Directions for this task -
Reproduce the listing exactly and skip over any pictures.

Given information -
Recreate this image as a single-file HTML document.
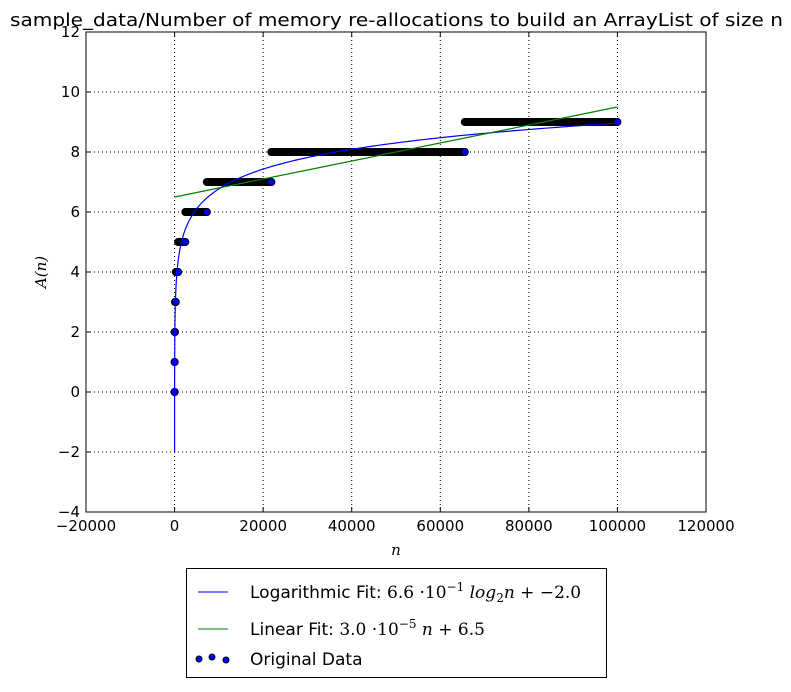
<!DOCTYPE html>
<html><head><meta charset="utf-8"><style>
body{margin:0;background:#fff;}
svg text{font-family:"DejaVu Sans","Liberation Sans",sans-serif;}
</style></head><body>
<svg id="c" width="791" height="687" xmlns="http://www.w3.org/2000/svg">
<rect width="791" height="687" fill="#fff"/>
<text x="10" y="26" font-size="18" textLength="773" lengthAdjust="spacingAndGlyphs">sample_data/Number of memory re-allocations to build an ArrayList of size n</text>
<g id="grid"></g><g id="series"></g><g id="axes"></g>
<text x="396" y="555" text-anchor="middle" font-size="15" font-style="italic" style="font-family:'DejaVu Serif','Liberation Serif',serif">n</text>
<text transform="translate(46,272) rotate(-90)" text-anchor="middle" font-size="15" font-style="italic" style="font-family:'DejaVu Serif','Liberation Serif',serif">A(n)</text>
<g>
<rect x="186.5" y="568.5" width="420" height="109" fill="#fff" stroke="#000"/>
<line x1="198" y1="592" x2="228" y2="592" stroke="#0000ff"/>
<text x="250" y="598" font-size="17">Logarithmic Fit: <tspan style="font-family:'DejaVu Serif',serif">6.6 ·10<tspan dy="-7" font-size="12">−1</tspan><tspan dy="7" font-style="italic"> log</tspan><tspan dy="4" font-size="12">2</tspan><tspan dy="-4" font-style="italic">n</tspan> + −2.0</tspan></text>
<line x1="198" y1="629" x2="228" y2="629" stroke="#008000"/>
<text x="250" y="635" font-size="17">Linear Fit: <tspan style="font-family:'DejaVu Serif',serif">3.0 ·10<tspan dy="-7" font-size="12">−5</tspan><tspan dy="7" font-style="italic"> n</tspan> + 6.5</tspan></text>
<circle cx="199" cy="659" r="3" fill="#0000ff" stroke="#000"/><circle cx="212" cy="657" r="3" fill="#0000ff" stroke="#000"/><circle cx="226" cy="660" r="3" fill="#0000ff" stroke="#000"/>
<text x="250" y="665" font-size="17">Original Data</text>
</g>
</svg>
<script>
const xTicks=[-20000,0,20000,40000,60000,80000,100000,120000];
const yTicks=[-4,-2,0,2,4,6,8,10,12];
const levels=[0,1,2,3,4,5,6,7,8,9];
const levelStarts=[0,10,30,90,270,809,2427,7282,21845,65536];
const nMax=100000;
const logCoef=[0.66,-2.0];
const linCoef=[3.0e-5,6.5];
const L=86,R=706,T=32,B=512;
const xs=v=>L+(v+20000)/140000*(R-L);
const ys=v=>B-(v+4)/16*(B-T);
const NS='http://www.w3.org/2000/svg';
function mk(t,a,p){const e=document.createElementNS(NS,t);for(const k in a)e.setAttribute(k,a[k]);p.appendChild(e);return e;}
const grid=document.getElementById('grid'),ser=document.getElementById('series'),ax=document.getElementById('axes');
xTicks.forEach(v=>{
 const x=xs(v);
 if(v>-20000&&v<120000){const g=mk('line',{x1:x,x2:x,y1:T,y2:B,stroke:'#000','stroke-dasharray':'1,3'},grid);
 
 }
 mk('line',{x1:x,x2:x,y1:B,y2:B-5,stroke:'#000'},ax);mk('line',{x1:x,x2:x,y1:T,y2:T+5,stroke:'#000'},ax);
 const t=mk('text',{x:x,y:B+19,'text-anchor':'middle','font-size':15},ax);t.textContent=String(v).replace('-','−');
 
 
});
yTicks.forEach(v=>{
 const y=ys(v);
 if(v>-4&&v<12){const g=mk('line',{x1:L,x2:R,y1:y,y2:y,stroke:'#000','stroke-dasharray':'1,3'},grid);
 
 }
 mk('line',{x1:L,x2:L+5,y1:y,y2:y,stroke:'#000'},ax);mk('line',{x1:R,x2:R-5,y1:y,y2:y,stroke:'#000'},ax);
 const t=mk('text',{x:L-6,y:y+5,'text-anchor':'end','font-size':15},ax);t.textContent=String(v).replace('-','−');
 
 
});
const fr=mk('rect',{x:L,y:T,width:R-L,height:B-T,fill:'none',stroke:'#000'},ax);


const pts=mk('g',{},ser);


levels.forEach((lv,i)=>{
 const s=levelStarts[i],e=(i+1<levelStarts.length?levelStarts[i+1]-1:nMax);
 const ns=[s];for(let n=s+150;n<e;n+=150)ns.push(n);ns.push(e);
 ns.forEach(n=>{const c=mk('circle',{cx:xs(n),cy:ys(lv),r:3.5,fill:'#0000ff',stroke:'#000','stroke-width':1},pts);
 
 });
});
let d='';
for(let k=0;k<=400;k++){const n=Math.pow(nMax,k/400);const v=logCoef[0]*Math.log2(n)+logCoef[1];d+=(k?'L':'M')+xs(n).toFixed(2)+','+ys(v).toFixed(2);}
const lp=mk('path',{d:d,fill:'none',stroke:'#0000ff','stroke-width':1.2},ser);


const ln=mk('line',{x1:xs(0),y1:ys(linCoef[1]),x2:xs(nMax),y2:ys(linCoef[0]*nMax+linCoef[1]),stroke:'#008000','stroke-width':1.2},ser);


</script>
</body></html>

Completed task -
Recreate this image as a single-file HTML document.
<!DOCTYPE html>
<html><head><meta charset="utf-8"><style>
body{margin:0;background:#fff;}
svg text{font-family:"DejaVu Sans","Liberation Sans",sans-serif;}
</style></head><body>
<svg id="c" width="791" height="687" xmlns="http://www.w3.org/2000/svg">
<rect width="791" height="687" fill="#fff"/>
<text x="10" y="26" font-size="18" textLength="773" lengthAdjust="spacingAndGlyphs">sample_data/Number of memory re-allocations to build an ArrayList of size n</text>
<g id="grid"></g><g id="series"></g><g id="axes"></g>
<text x="396" y="555" text-anchor="middle" font-size="15" font-style="italic" style="font-family:'DejaVu Serif','Liberation Serif',serif">n</text>
<text transform="translate(46,272) rotate(-90)" text-anchor="middle" font-size="15" font-style="italic" style="font-family:'DejaVu Serif','Liberation Serif',serif">A(n)</text>
<g>
<rect x="186.5" y="568.5" width="420" height="109" fill="#fff" stroke="#000"/>
<line x1="198" y1="592" x2="228" y2="592" stroke="#0000ff"/>
<text x="250" y="598" font-size="17">Logarithmic Fit: <tspan style="font-family:'DejaVu Serif',serif">6.6 ·10<tspan dy="-7" font-size="12">−1</tspan><tspan dy="7" font-style="italic"> log</tspan><tspan dy="4" font-size="12">2</tspan><tspan dy="-4" font-style="italic">n</tspan> + −2.0</tspan></text>
<line x1="198" y1="629" x2="228" y2="629" stroke="#008000"/>
<text x="250" y="635" font-size="17">Linear Fit: <tspan style="font-family:'DejaVu Serif',serif">3.0 ·10<tspan dy="-7" font-size="12">−5</tspan><tspan dy="7" font-style="italic"> n</tspan> + 6.5</tspan></text>
<circle cx="199" cy="659" r="3" fill="#0000ff" stroke="#000"/><circle cx="212" cy="657" r="3" fill="#0000ff" stroke="#000"/><circle cx="226" cy="660" r="3" fill="#0000ff" stroke="#000"/>
<text x="250" y="665" font-size="17">Original Data</text>
</g>
</svg>
<script>
const xTicks=[-20000,0,20000,40000,60000,80000,100000,120000];
const yTicks=[-4,-2,0,2,4,6,8,10,12];
const levels=[0,1,2,3,4,5,6,7,8,9];
const levelStarts=[0,10,30,90,270,809,2427,7282,21845,65536];
const nMax=100000;
const logCoef=[0.66,-2.0];
const linCoef=[3.0e-5,6.5];
const L=86,R=706,T=32,B=512;
const xs=v=>L+(v+20000)/140000*(R-L);
const ys=v=>B-(v+4)/16*(B-T);
const NS='http://www.w3.org/2000/svg';
function mk(t,a,p){const e=document.createElementNS(NS,t);for(const k in a)e.setAttribute(k,a[k]);p.appendChild(e);return e;}
const grid=document.getElementById('grid'),ser=document.getElementById('series'),ax=document.getElementById('axes');
xTicks.forEach(v=>{
 const x=xs(v);
 if(v>-20000&&v<120000){const g=mk('line',{x1:x,x2:x,y1:T,y2:B,stroke:'#000','stroke-dasharray':'1,3'},grid);
 
 }
 mk('line',{x1:x,x2:x,y1:B,y2:B-5,stroke:'#000'},ax);mk('line',{x1:x,x2:x,y1:T,y2:T+5,stroke:'#000'},ax);
 const t=mk('text',{x:x,y:B+19,'text-anchor':'middle','font-size':15},ax);t.textContent=String(v).replace('-','−');
 
 
});
yTicks.forEach(v=>{
 const y=ys(v);
 if(v>-4&&v<12){const g=mk('line',{x1:L,x2:R,y1:y,y2:y,stroke:'#000','stroke-dasharray':'1,3'},grid);
 
 }
 mk('line',{x1:L,x2:L+5,y1:y,y2:y,stroke:'#000'},ax);mk('line',{x1:R,x2:R-5,y1:y,y2:y,stroke:'#000'},ax);
 const t=mk('text',{x:L-6,y:y+5,'text-anchor':'end','font-size':15},ax);t.textContent=String(v).replace('-','−');
 
 
});
const fr=mk('rect',{x:L,y:T,width:R-L,height:B-T,fill:'none',stroke:'#000'},ax);


const pts=mk('g',{},ser);


levels.forEach((lv,i)=>{
 const s=levelStarts[i],e=(i+1<levelStarts.length?levelStarts[i+1]-1:nMax);
 const ns=[s];for(let n=s+150;n<e;n+=150)ns.push(n);ns.push(e);
 ns.forEach(n=>{const c=mk('circle',{cx:xs(n),cy:ys(lv),r:3.5,fill:'#0000ff',stroke:'#000','stroke-width':1},pts);
 
 });
});
let d='';
for(let k=0;k<=400;k++){const n=Math.pow(nMax,k/400);const v=logCoef[0]*Math.log2(n)+logCoef[1];d+=(k?'L':'M')+xs(n).toFixed(2)+','+ys(v).toFixed(2);}
const lp=mk('path',{d:d,fill:'none',stroke:'#0000ff','stroke-width':1.2},ser);


const ln=mk('line',{x1:xs(0),y1:ys(linCoef[1]),x2:xs(nMax),y2:ys(linCoef[0]*nMax+linCoef[1]),stroke:'#008000','stroke-width':1.2},ser);


</script>
</body></html>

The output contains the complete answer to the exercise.